C’est la première fois que Philippe Rideau, l’exécuteur testamentaire de l’ancien président ivoirien Félix Houphouët-Boigny accepte de s’exprimer sur la succession qui lui a été confiée. Selon lui, personne n’a été lésé.
Ancien vice-président chez JPMorgan à Paris, spécialiste en gestion de patrimoine, le Français Philippe Rideau a, en vertu d’une procuration signée en sa faveur par quatre des enfants du défunt (Guillaume, Augustin, François et Marie), et avec l’aval de la présidence ivoirienne et du Vatican, géré la succession de Félix Houphouët-Boigny. C’est ici qu’il s’exprime pour la première fois.
>> Lire aussi : Houphouët-Boigny, bataille familiale autour d’un héritage
jeune afrique : Quel rôle exact avez-vous joué dans le règlement de la succession de Félix Houphouët-Boigny ?

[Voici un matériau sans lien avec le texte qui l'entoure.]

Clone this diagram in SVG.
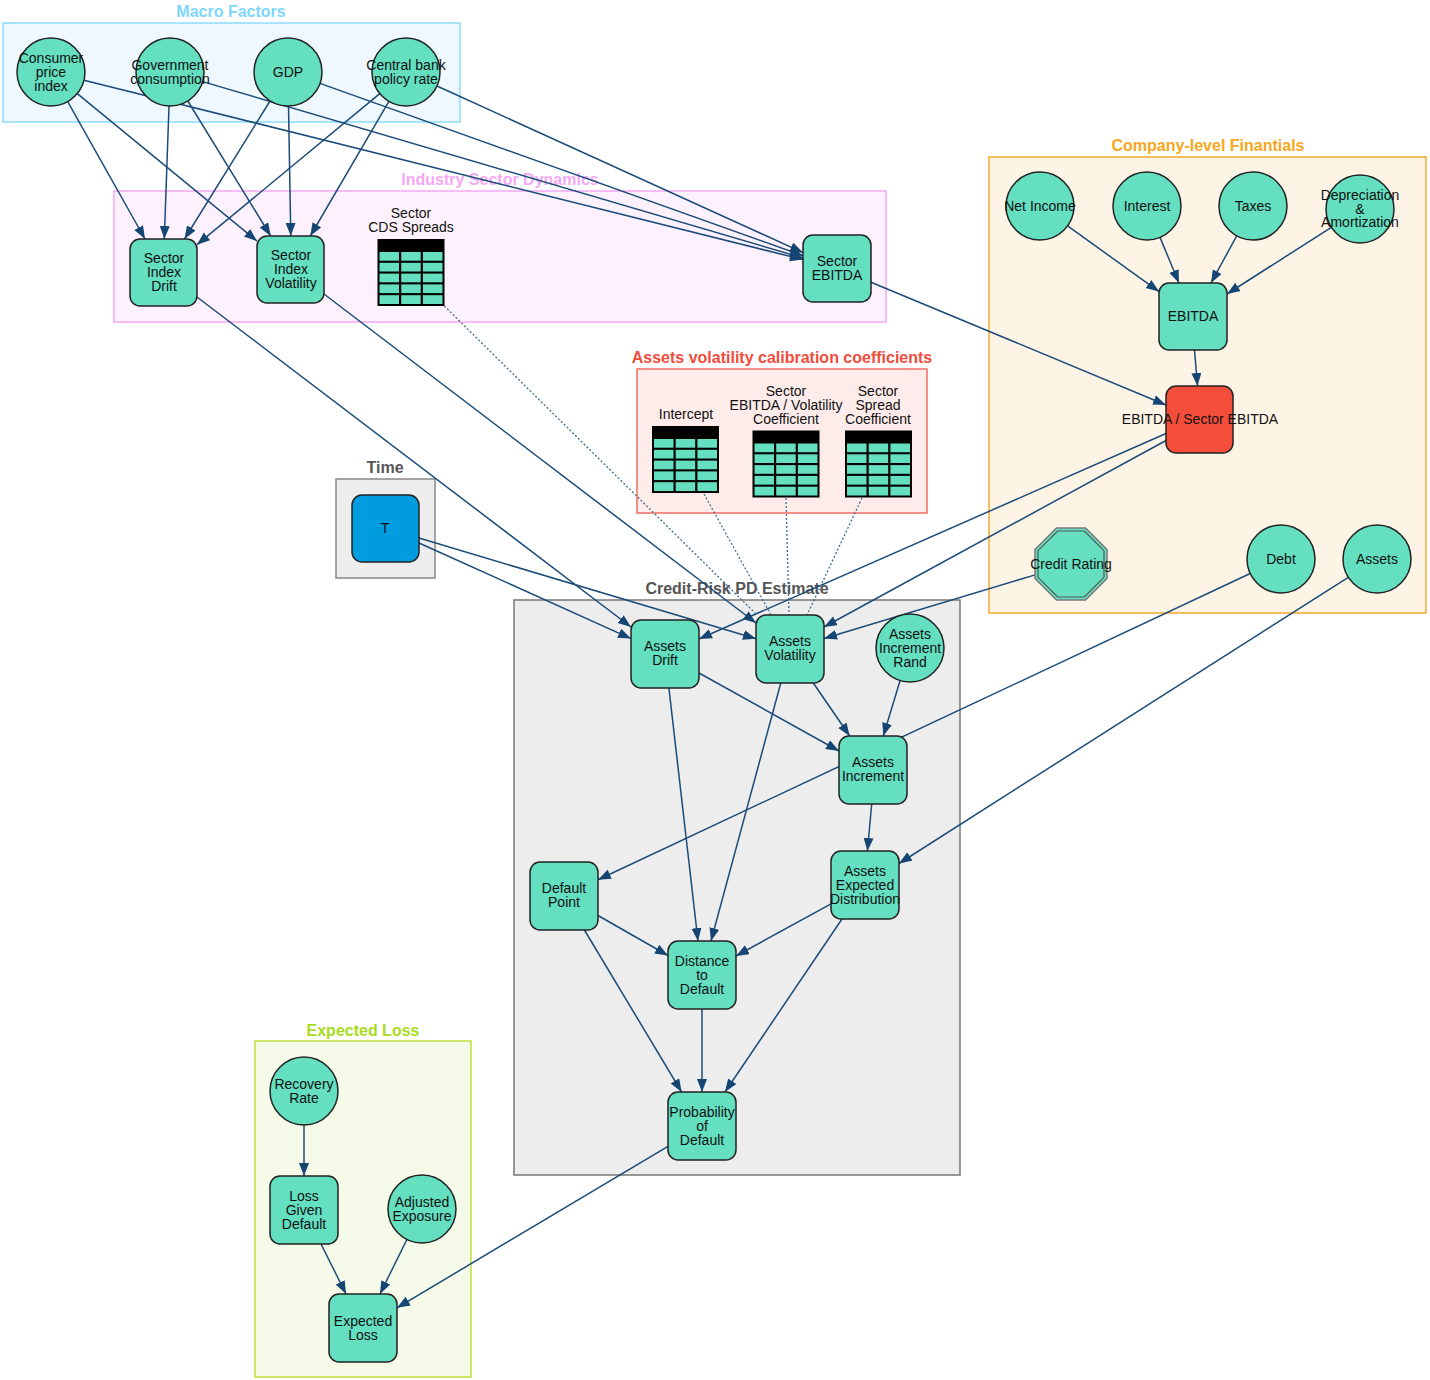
<svg xmlns="http://www.w3.org/2000/svg" xmlns:xlink="http://www.w3.org/1999/xlink" width="1430" height="1380" viewBox="0 0 1430 1380">
<style>
text{font-family:"Liberation Sans",Arial,sans-serif;font-size:14px;fill:#111;text-anchor:middle;dominant-baseline:central}
.title{font-size:16px;font-weight:bold}
.n{fill:#64dfc0;stroke:#222;stroke-width:1.5}
.e{fill:none;stroke:#1b4b78;stroke-width:1.5;marker-end:url(#arr)}
.d{fill:none;stroke:#3d6c93;stroke-width:1.3;stroke-dasharray:2 2}
</style>
<defs>
<marker id="arr" markerUnits="userSpaceOnUse" markerWidth="14" markerHeight="11" refX="13" refY="5" orient="auto">
<path d="M0,0 L13,5 L0,10 Z" fill="#154673"/>
</marker>
<g id="tbl">
<rect x="0" y="0" width="67" height="67" fill="#000"/>
<g fill="#64dfc0">
<rect x="2" y="13" width="19.5" height="8.7"/><rect x="23.7" y="13" width="19.5" height="8.7"/><rect x="45.4" y="13" width="19.6" height="8.7"/>
<rect x="2" y="23.8" width="19.5" height="8.7"/><rect x="23.7" y="23.8" width="19.5" height="8.7"/><rect x="45.4" y="23.8" width="19.6" height="8.7"/>
<rect x="2" y="34.6" width="19.5" height="8.7"/><rect x="23.7" y="34.6" width="19.5" height="8.7"/><rect x="45.4" y="34.6" width="19.6" height="8.7"/>
<rect x="2" y="45.4" width="19.5" height="8.7"/><rect x="23.7" y="45.4" width="19.5" height="8.7"/><rect x="45.4" y="45.4" width="19.6" height="8.7"/>
<rect x="2" y="56.2" width="19.5" height="8.8"/><rect x="23.7" y="56.2" width="19.5" height="8.8"/><rect x="45.4" y="56.2" width="19.6" height="8.8"/>
</g>
</g>
</defs>

<g id="clusters">
<g id="cluster-macro">
<rect x="3" y="23" width="457" height="99" fill="#eff8fe" stroke="#8cdcfa" stroke-width="1.5"/>
<text class="title" x="231" y="11" style="fill:#7fd6fa">Macro Factors</text>
</g>
<g id="cluster-industry">
<rect x="114" y="191" width="772" height="131" fill="#fdf1fd" stroke="#f4a8f4" stroke-width="1.5"/>
<text class="title" x="500" y="179" style="fill:#f5a8f3">Industry Sector Dynamics</text>
</g>
<g id="cluster-company">
<rect x="989" y="157" width="437" height="456" fill="#fdf4e6" stroke="#f5a82a" stroke-width="1.5"/>
<text class="title" x="1208" y="145" style="fill:#f7a71c">Company-level Finantials</text>
</g>
<g id="cluster-calib">
<rect x="637" y="369" width="290" height="144" fill="#fdecea" stroke="#f26e63" stroke-width="1.5"/>
<text class="title" x="782" y="357" style="fill:#f14c3c">Assets volatility calibration coefficients</text>
</g>
<g id="cluster-time">
<rect x="336" y="479" width="99" height="99" fill="#eeeeee" stroke="#888" stroke-width="1.5"/>
<text class="title" x="385" y="467" style="fill:#555">Time</text>
</g>
<g id="cluster-credit">
<rect x="514" y="600" width="446" height="575" fill="#ededed" stroke="#777" stroke-width="1.5"/>
<text class="title" x="737" y="588" style="fill:#555">Credit-Risk PD Estimate</text>
</g>
<g id="cluster-el">
<rect x="255" y="1041" width="216" height="336" fill="#f6fae8" stroke="#bde33c" stroke-width="1.5"/>
<text class="title" x="363" y="1030" style="fill:#a8dc1a">Expected Loss</text>
</g>
</g>

<g id="edges">
<line class="e" x1="67.7" y1="101.6" x2="145" y2="239"/>
<line class="e" x1="77.3" y1="93.6" x2="257" y2="241"/>
<line class="e" x1="84" y1="80.2" x2="803" y2="259.6"/>
<line class="e" x1="169" y1="106" x2="164.3" y2="239"/>
<line class="e" x1="187.8" y1="101" x2="270.7" y2="236"/>
<line class="e" x1="202.6" y1="81.6" x2="803" y2="258"/>
<line class="e" x1="270" y1="101" x2="184.5" y2="239"/>
<line class="e" x1="288.5" y1="106" x2="290.8" y2="236"/>
<line class="e" x1="320" y1="83.4" x2="803" y2="255.7"/>
<line class="e" x1="379.8" y1="93.7" x2="197" y2="244.7"/>
<line class="e" x1="388.9" y1="101.4" x2="310.3" y2="236"/>
<line class="e" x1="437" y1="86" x2="803" y2="252.6"/>
<line class="e" x1="871" y1="282.2" x2="1166" y2="405"/>
<line class="e" x1="1067.6" y1="225.9" x2="1159" y2="291.6"/>
<line class="e" x1="1160" y1="237.4" x2="1179" y2="283"/>
<line class="e" x1="1236.7" y1="235.9" x2="1211" y2="283"/>
<line class="e" x1="1331.4" y1="227.3" x2="1227" y2="294"/>
<line class="e" x1="1194.5" y1="350" x2="1197.5" y2="386"/>
<line class="e" x1="1166" y1="433.5" x2="699" y2="639"/>
<line class="e" x1="1166" y1="440.5" x2="824" y2="627"/>
<line class="e" x1="1036" y1="574.6" x2="824" y2="638.5"/>
<line class="e" x1="197" y1="297" x2="631" y2="627"/>
<line class="e" x1="419" y1="543" x2="631" y2="638.6"/>
<line class="e" x1="419" y1="538" x2="756" y2="638.8"/>
<line class="e" x1="324" y1="294" x2="756" y2="623"/>
<line class="d" x1="444.3" y1="306" x2="757" y2="615"/>
<line class="d" x1="704" y1="494" x2="771" y2="615"/>
<line class="d" x1="786" y1="498" x2="789" y2="615"/>
<line class="d" x1="862" y1="498" x2="807" y2="615"/>
<line class="e" x1="699" y1="673" x2="839" y2="751"/>
<line class="e" x1="813.3" y1="683" x2="849.7" y2="736"/>
<line class="e" x1="900.1" y1="680.5" x2="883.3" y2="736"/>
<line class="e" x1="1250.2" y1="573.5" x2="598" y2="879.7"/>
<line class="e" x1="1348.3" y1="577.3" x2="899" y2="863.5"/>
<line class="e" x1="871.7" y1="804" x2="867.4" y2="851"/>
<line class="e" x1="668.9" y1="688" x2="698" y2="941"/>
<line class="e" x1="780.8" y1="683" x2="711" y2="941"/>
<line class="e" x1="598" y1="915.5" x2="668" y2="955.5"/>
<line class="e" x1="831" y1="903.8" x2="736" y2="956"/>
<line class="e" x1="584.4" y1="930" x2="681.6" y2="1092"/>
<line class="e" x1="702" y1="1009" x2="702" y2="1092"/>
<line class="e" x1="842" y1="919" x2="725" y2="1092"/>
<line class="e" x1="668" y1="1146.3" x2="397" y2="1307.8"/>
<line class="e" x1="304" y1="1125" x2="304" y2="1176"/>
<line class="e" x1="321" y1="1244" x2="346" y2="1294"/>
<line class="e" x1="406.9" y1="1239.5" x2="380" y2="1294"/>
</g>

<g id="nodes">
<g id="cpi"><circle class="n" cx="51" cy="72" r="34"/><text x="51" y="58">Consumer</text><text x="51" y="72">price</text><text x="51" y="86">index</text></g>
<g id="gov"><circle class="n" cx="170" cy="72" r="34"/><text x="170" y="65">Government</text><text x="170" y="79">consumption</text></g>
<g id="gdp"><circle class="n" cx="288" cy="72" r="34"/><text x="288" y="72">GDP</text></g>
<g id="cbr"><circle class="n" cx="406" cy="72" r="34"/><text x="406" y="65">Central bank</text><text x="406" y="79">policy rate</text></g>

<g id="sid"><rect class="n" x="130" y="239" width="67" height="67" rx="10"/><text x="164" y="258">Sector</text><text x="164" y="272">Index</text><text x="164" y="286">Drift</text></g>
<g id="siv"><rect class="n" x="257" y="236" width="67" height="67" rx="10"/><text x="291" y="255">Sector</text><text x="291" y="269">Index</text><text x="291" y="283">Volatility</text></g>
<g id="cds"><text x="411" y="213">Sector</text><text x="411" y="227">CDS Spreads</text><use xlink:href="#tbl" x="377.5" y="239"/></g>
<g id="sebitda"><rect class="n" x="803" y="235" width="68" height="67" rx="10"/><text x="837" y="261">Sector</text><text x="837" y="275">EBITDA</text></g>

<g id="netincome"><circle class="n" cx="1040" cy="206" r="34"/><text x="1040" y="206">Net Income</text></g>
<g id="interest"><circle class="n" cx="1147" cy="206" r="34"/><text x="1147" y="206">Interest</text></g>
<g id="taxes"><circle class="n" cx="1253" cy="206" r="34"/><text x="1253" y="206">Taxes</text></g>
<g id="da"><circle class="n" cx="1360" cy="209" r="34"/><text x="1360" y="195">Depreciation</text><text x="1360" y="208.5">&amp;</text><text x="1360" y="222">Amortization</text></g>
<g id="ebitda"><rect class="n" x="1159" y="283" width="68" height="67" rx="10"/><text x="1193" y="316">EBITDA</text></g>
<g id="ratio"><rect x="1166" y="386" width="67" height="67" rx="10" fill="#f44e3b" stroke="#222" stroke-width="1.5"/><text x="1200" y="419">EBITDA / Sector EBITDA</text></g>

<g id="intercept"><text x="686" y="414">Intercept</text><use xlink:href="#tbl" x="652" y="426"/></g>
<g id="sevc"><text x="786" y="391">Sector</text><text x="786" y="405">EBITDA / Volatility</text><text x="786" y="419">Coefficient</text><use xlink:href="#tbl" x="752.5" y="430.5"/></g>
<g id="ssc"><text x="878" y="391">Sector</text><text x="878" y="405">Spread</text><text x="878" y="419">Coefficient</text><use xlink:href="#tbl" x="845" y="430.5"/></g>

<g id="t"><rect x="352" y="495" width="67" height="67" rx="10" fill="#009ce0" stroke="#222" stroke-width="1.5"/><text x="385" y="528">T</text></g>

<g id="creditrating">
<polygon points="1056.5,528 1085.5,528 1107,549.5 1107,578.5 1085.5,600 1056.5,600 1035,578.5 1035,549.5" fill="#64dfc0" stroke="#777" stroke-width="1.5"/>
<polygon points="1057.7,531 1084.3,531 1104,550.7 1104,577.3 1084.3,597 1057.7,597 1038,577.3 1038,550.7" fill="none" stroke="#555" stroke-width="1.2"/>
<text x="1071" y="564">Credit Rating</text>
</g>
<g id="debt"><circle class="n" cx="1281" cy="559" r="34"/><text x="1281" y="559">Debt</text></g>
<g id="assets"><circle class="n" cx="1377" cy="559" r="34"/><text x="1377" y="559">Assets</text></g>

<g id="assetsdrift"><rect class="n" x="631" y="620" width="68" height="68" rx="10"/><text x="665" y="646">Assets</text><text x="665" y="660">Drift</text></g>
<g id="assetsvol"><rect class="n" x="756" y="615" width="68" height="68" rx="10"/><text x="790" y="641">Assets</text><text x="790" y="655">Volatility</text></g>
<g id="air"><circle class="n" cx="910" cy="648" r="34"/><text x="910" y="634">Assets</text><text x="910" y="648">Increment</text><text x="910" y="662">Rand</text></g>
<g id="ai"><rect class="n" x="839" y="736" width="68" height="68" rx="10"/><text x="873" y="762">Assets</text><text x="873" y="776">Increment</text></g>
<g id="dp"><rect class="n" x="530" y="862" width="68" height="68" rx="10"/><text x="564" y="888">Default</text><text x="564" y="902">Point</text></g>
<g id="aed"><rect class="n" x="831" y="851" width="68" height="68" rx="10"/><text x="865" y="871">Assets</text><text x="865" y="885">Expected</text><text x="865" y="899">Distribution</text></g>
<g id="dtd"><rect class="n" x="668" y="941" width="68" height="68" rx="10"/><text x="702" y="961">Distance</text><text x="702" y="975">to</text><text x="702" y="989">Default</text></g>
<g id="pod"><rect class="n" x="668" y="1092" width="68" height="68" rx="10"/><text x="702" y="1112">Probability</text><text x="702" y="1126">of</text><text x="702" y="1140">Default</text></g>

<g id="rr"><circle class="n" cx="304" cy="1091" r="34"/><text x="304" y="1084">Recovery</text><text x="304" y="1098">Rate</text></g>
<g id="lgd"><rect class="n" x="270" y="1176" width="68" height="68" rx="10"/><text x="304" y="1196">Loss</text><text x="304" y="1210">Given</text><text x="304" y="1224">Default</text></g>
<g id="ae"><circle class="n" cx="422" cy="1209" r="34"/><text x="422" y="1202">Adjusted</text><text x="422" y="1216">Exposure</text></g>
<g id="el"><rect class="n" x="329" y="1294" width="68" height="68" rx="10"/><text x="363" y="1321">Expected</text><text x="363" y="1335">Loss</text></g>
</g>
</svg>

Philippe Rideau : En janvier 1997, j’ai été approché par Guillaume Houphouët-Boigny, l’un des représentants des héritiers légitimes du défunt président, afin de permettre la reconnaissance et la mise en oeuvre du legs verbal de leur père. L’exécution en était bloquée depuis trois ans en raison de nombreuses actions judiciaires engagées en Côte d’Ivoire, en France, aux États-Unis et en Grande-Bretagne.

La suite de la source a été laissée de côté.